━━━ Supplied data ━━━

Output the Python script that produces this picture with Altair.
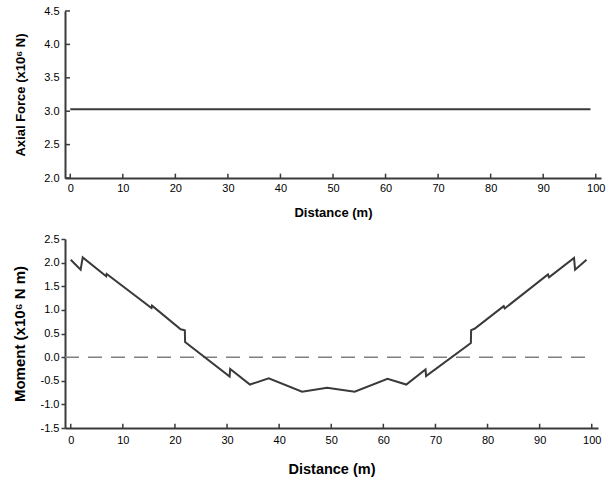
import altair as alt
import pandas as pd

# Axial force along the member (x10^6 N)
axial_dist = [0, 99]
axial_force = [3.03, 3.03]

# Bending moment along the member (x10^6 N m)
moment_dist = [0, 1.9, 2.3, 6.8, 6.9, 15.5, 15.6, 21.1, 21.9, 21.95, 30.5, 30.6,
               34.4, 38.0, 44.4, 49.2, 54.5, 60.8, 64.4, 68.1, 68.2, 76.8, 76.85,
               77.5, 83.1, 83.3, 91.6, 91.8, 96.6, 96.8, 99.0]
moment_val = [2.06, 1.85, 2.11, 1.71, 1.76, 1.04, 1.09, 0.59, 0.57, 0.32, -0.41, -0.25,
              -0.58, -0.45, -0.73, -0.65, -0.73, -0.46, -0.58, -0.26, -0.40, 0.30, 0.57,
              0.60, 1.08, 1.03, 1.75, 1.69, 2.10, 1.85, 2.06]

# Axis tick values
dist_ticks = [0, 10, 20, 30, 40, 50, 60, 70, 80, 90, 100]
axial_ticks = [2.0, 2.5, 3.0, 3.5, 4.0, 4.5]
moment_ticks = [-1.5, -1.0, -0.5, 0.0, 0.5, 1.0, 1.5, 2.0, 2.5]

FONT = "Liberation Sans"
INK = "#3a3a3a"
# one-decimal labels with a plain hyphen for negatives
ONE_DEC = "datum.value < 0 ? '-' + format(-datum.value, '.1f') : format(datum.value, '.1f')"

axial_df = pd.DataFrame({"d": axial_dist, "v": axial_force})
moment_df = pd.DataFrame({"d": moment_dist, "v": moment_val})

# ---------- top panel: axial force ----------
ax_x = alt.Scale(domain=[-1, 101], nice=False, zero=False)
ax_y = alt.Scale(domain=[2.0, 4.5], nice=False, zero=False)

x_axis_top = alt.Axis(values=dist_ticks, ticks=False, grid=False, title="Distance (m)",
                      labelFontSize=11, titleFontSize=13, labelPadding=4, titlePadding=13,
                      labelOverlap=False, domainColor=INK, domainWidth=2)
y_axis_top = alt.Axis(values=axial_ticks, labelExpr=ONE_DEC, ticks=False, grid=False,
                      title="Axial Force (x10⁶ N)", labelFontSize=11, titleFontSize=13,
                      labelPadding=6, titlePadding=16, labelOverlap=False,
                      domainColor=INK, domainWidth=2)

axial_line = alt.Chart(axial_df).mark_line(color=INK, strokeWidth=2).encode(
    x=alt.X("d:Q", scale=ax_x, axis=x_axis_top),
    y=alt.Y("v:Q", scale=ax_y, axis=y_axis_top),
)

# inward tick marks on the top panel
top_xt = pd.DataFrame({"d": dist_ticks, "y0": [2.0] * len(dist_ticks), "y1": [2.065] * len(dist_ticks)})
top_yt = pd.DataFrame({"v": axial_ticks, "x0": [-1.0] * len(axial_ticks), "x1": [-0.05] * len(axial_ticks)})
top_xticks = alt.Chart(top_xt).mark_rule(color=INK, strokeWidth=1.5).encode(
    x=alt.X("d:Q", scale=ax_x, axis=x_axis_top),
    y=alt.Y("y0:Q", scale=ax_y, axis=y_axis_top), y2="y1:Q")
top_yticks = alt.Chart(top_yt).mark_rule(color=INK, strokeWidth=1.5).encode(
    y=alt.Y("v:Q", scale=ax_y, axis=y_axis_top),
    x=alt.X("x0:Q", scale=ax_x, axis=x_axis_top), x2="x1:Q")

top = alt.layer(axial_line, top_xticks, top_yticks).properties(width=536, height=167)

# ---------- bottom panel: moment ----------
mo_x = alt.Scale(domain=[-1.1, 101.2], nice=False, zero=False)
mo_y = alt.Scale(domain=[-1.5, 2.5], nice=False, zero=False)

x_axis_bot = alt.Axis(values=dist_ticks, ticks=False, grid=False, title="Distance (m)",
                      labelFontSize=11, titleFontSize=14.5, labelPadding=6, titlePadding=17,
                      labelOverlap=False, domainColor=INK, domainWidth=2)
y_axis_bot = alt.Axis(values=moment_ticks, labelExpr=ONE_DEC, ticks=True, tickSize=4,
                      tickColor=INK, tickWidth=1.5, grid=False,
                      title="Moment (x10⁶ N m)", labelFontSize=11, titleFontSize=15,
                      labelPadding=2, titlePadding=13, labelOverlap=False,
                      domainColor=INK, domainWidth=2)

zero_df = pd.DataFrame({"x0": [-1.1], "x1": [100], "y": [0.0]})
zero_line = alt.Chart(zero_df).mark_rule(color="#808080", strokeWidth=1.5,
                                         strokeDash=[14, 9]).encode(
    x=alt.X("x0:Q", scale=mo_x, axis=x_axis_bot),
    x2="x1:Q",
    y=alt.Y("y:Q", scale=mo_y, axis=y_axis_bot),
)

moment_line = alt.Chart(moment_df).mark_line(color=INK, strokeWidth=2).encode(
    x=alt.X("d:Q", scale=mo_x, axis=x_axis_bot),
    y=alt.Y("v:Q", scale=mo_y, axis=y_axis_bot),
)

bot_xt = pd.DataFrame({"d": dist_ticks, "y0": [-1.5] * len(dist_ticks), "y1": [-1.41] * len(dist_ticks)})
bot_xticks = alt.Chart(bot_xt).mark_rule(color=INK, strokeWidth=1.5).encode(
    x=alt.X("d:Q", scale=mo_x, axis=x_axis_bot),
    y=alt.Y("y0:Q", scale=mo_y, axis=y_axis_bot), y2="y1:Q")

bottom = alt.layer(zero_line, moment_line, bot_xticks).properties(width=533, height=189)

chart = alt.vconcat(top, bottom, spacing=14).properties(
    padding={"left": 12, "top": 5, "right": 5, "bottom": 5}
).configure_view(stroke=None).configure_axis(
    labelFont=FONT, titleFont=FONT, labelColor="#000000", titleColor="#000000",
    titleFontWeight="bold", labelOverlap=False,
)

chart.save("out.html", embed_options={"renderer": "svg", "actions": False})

━━━

- Problem to solve:
Omit the pictures, then quote the rest of the material above exactly.

- Expected answer:
Output the Python script that produces this picture with Altair.
import altair as alt
import pandas as pd

# Axial force along the member (x10^6 N)
axial_dist = [0, 99]
axial_force = [3.03, 3.03]

# Bending moment along the member (x10^6 N m)
moment_dist = [0, 1.9, 2.3, 6.8, 6.9, 15.5, 15.6, 21.1, 21.9, 21.95, 30.5, 30.6,
               34.4, 38.0, 44.4, 49.2, 54.5, 60.8, 64.4, 68.1, 68.2, 76.8, 76.85,
               77.5, 83.1, 83.3, 91.6, 91.8, 96.6, 96.8, 99.0]
moment_val = [2.06, 1.85, 2.11, 1.71, 1.76, 1.04, 1.09, 0.59, 0.57, 0.32, -0.41, -0.25,
              -0.58, -0.45, -0.73, -0.65, -0.73, -0.46, -0.58, -0.26, -0.40, 0.30, 0.57,
              0.60, 1.08, 1.03, 1.75, 1.69, 2.10, 1.85, 2.06]

# Axis tick values
dist_ticks = [0, 10, 20, 30, 40, 50, 60, 70, 80, 90, 100]
axial_ticks = [2.0, 2.5, 3.0, 3.5, 4.0, 4.5]
moment_ticks = [-1.5, -1.0, -0.5, 0.0, 0.5, 1.0, 1.5, 2.0, 2.5]

FONT = "Liberation Sans"
INK = "#3a3a3a"
# one-decimal labels with a plain hyphen for negatives
ONE_DEC = "datum.value < 0 ? '-' + format(-datum.value, '.1f') : format(datum.value, '.1f')"

axial_df = pd.DataFrame({"d": axial_dist, "v": axial_force})
moment_df = pd.DataFrame({"d": moment_dist, "v": moment_val})

# ---------- top panel: axial force ----------
ax_x = alt.Scale(domain=[-1, 101], nice=False, zero=False)
ax_y = alt.Scale(domain=[2.0, 4.5], nice=False, zero=False)

x_axis_top = alt.Axis(values=dist_ticks, ticks=False, grid=False, title="Distance (m)",
                      labelFontSize=11, titleFontSize=13, labelPadding=4, titlePadding=13,
                      labelOverlap=False, domainColor=INK, domainWidth=2)
y_axis_top = alt.Axis(values=axial_ticks, labelExpr=ONE_DEC, ticks=False, grid=False,
                      title="Axial Force (x10⁶ N)", labelFontSize=11, titleFontSize=13,
                      labelPadding=6, titlePadding=16, labelOverlap=False,
                      domainColor=INK, domainWidth=2)

axial_line = alt.Chart(axial_df).mark_line(color=INK, strokeWidth=2).encode(
    x=alt.X("d:Q", scale=ax_x, axis=x_axis_top),
    y=alt.Y("v:Q", scale=ax_y, axis=y_axis_top),
)

# inward tick marks on the top panel
top_xt = pd.DataFrame({"d": dist_ticks, "y0": [2.0] * len(dist_ticks), "y1": [2.065] * len(dist_ticks)})
top_yt = pd.DataFrame({"v": axial_ticks, "x0": [-1.0] * len(axial_ticks), "x1": [-0.05] * len(axial_ticks)})
top_xticks = alt.Chart(top_xt).mark_rule(color=INK, strokeWidth=1.5).encode(
    x=alt.X("d:Q", scale=ax_x, axis=x_axis_top),
    y=alt.Y("y0:Q", scale=ax_y, axis=y_axis_top), y2="y1:Q")
top_yticks = alt.Chart(top_yt).mark_rule(color=INK, strokeWidth=1.5).encode(
    y=alt.Y("v:Q", scale=ax_y, axis=y_axis_top),
    x=alt.X("x0:Q", scale=ax_x, axis=x_axis_top), x2="x1:Q")

top = alt.layer(axial_line, top_xticks, top_yticks).properties(width=536, height=167)

# ---------- bottom panel: moment ----------
mo_x = alt.Scale(domain=[-1.1, 101.2], nice=False, zero=False)
mo_y = alt.Scale(domain=[-1.5, 2.5], nice=False, zero=False)

x_axis_bot = alt.Axis(values=dist_ticks, ticks=False, grid=False, title="Distance (m)",
                      labelFontSize=11, titleFontSize=14.5, labelPadding=6, titlePadding=17,
                      labelOverlap=False, domainColor=INK, domainWidth=2)
y_axis_bot = alt.Axis(values=moment_ticks, labelExpr=ONE_DEC, ticks=True, tickSize=4,
                      tickColor=INK, tickWidth=1.5, grid=False,
                      title="Moment (x10⁶ N m)", labelFontSize=11, titleFontSize=15,
                      labelPadding=2, titlePadding=13, labelOverlap=False,
                      domainColor=INK, domainWidth=2)

zero_df = pd.DataFrame({"x0": [-1.1], "x1": [100], "y": [0.0]})
zero_line = alt.Chart(zero_df).mark_rule(color="#808080", strokeWidth=1.5,
                                         strokeDash=[14, 9]).encode(
    x=alt.X("x0:Q", scale=mo_x, axis=x_axis_bot),
    x2="x1:Q",
    y=alt.Y("y:Q", scale=mo_y, axis=y_axis_bot),
)

moment_line = alt.Chart(moment_df).mark_line(color=INK, strokeWidth=2).encode(
    x=alt.X("d:Q", scale=mo_x, axis=x_axis_bot),
    y=alt.Y("v:Q", scale=mo_y, axis=y_axis_bot),
)

bot_xt = pd.DataFrame({"d": dist_ticks, "y0": [-1.5] * len(dist_ticks), "y1": [-1.41] * len(dist_ticks)})
bot_xticks = alt.Chart(bot_xt).mark_rule(color=INK, strokeWidth=1.5).encode(
    x=alt.X("d:Q", scale=mo_x, axis=x_axis_bot),
    y=alt.Y("y0:Q", scale=mo_y, axis=y_axis_bot), y2="y1:Q")

bottom = alt.layer(zero_line, moment_line, bot_xticks).properties(width=533, height=189)

chart = alt.vconcat(top, bottom, spacing=14).properties(
    padding={"left": 12, "top": 5, "right": 5, "bottom": 5}
).configure_view(stroke=None).configure_axis(
    labelFont=FONT, titleFont=FONT, labelColor="#000000", titleColor="#000000",
    titleFontWeight="bold", labelOverlap=False,
)

chart.save("out.html", embed_options={"renderer": "svg", "actions": False})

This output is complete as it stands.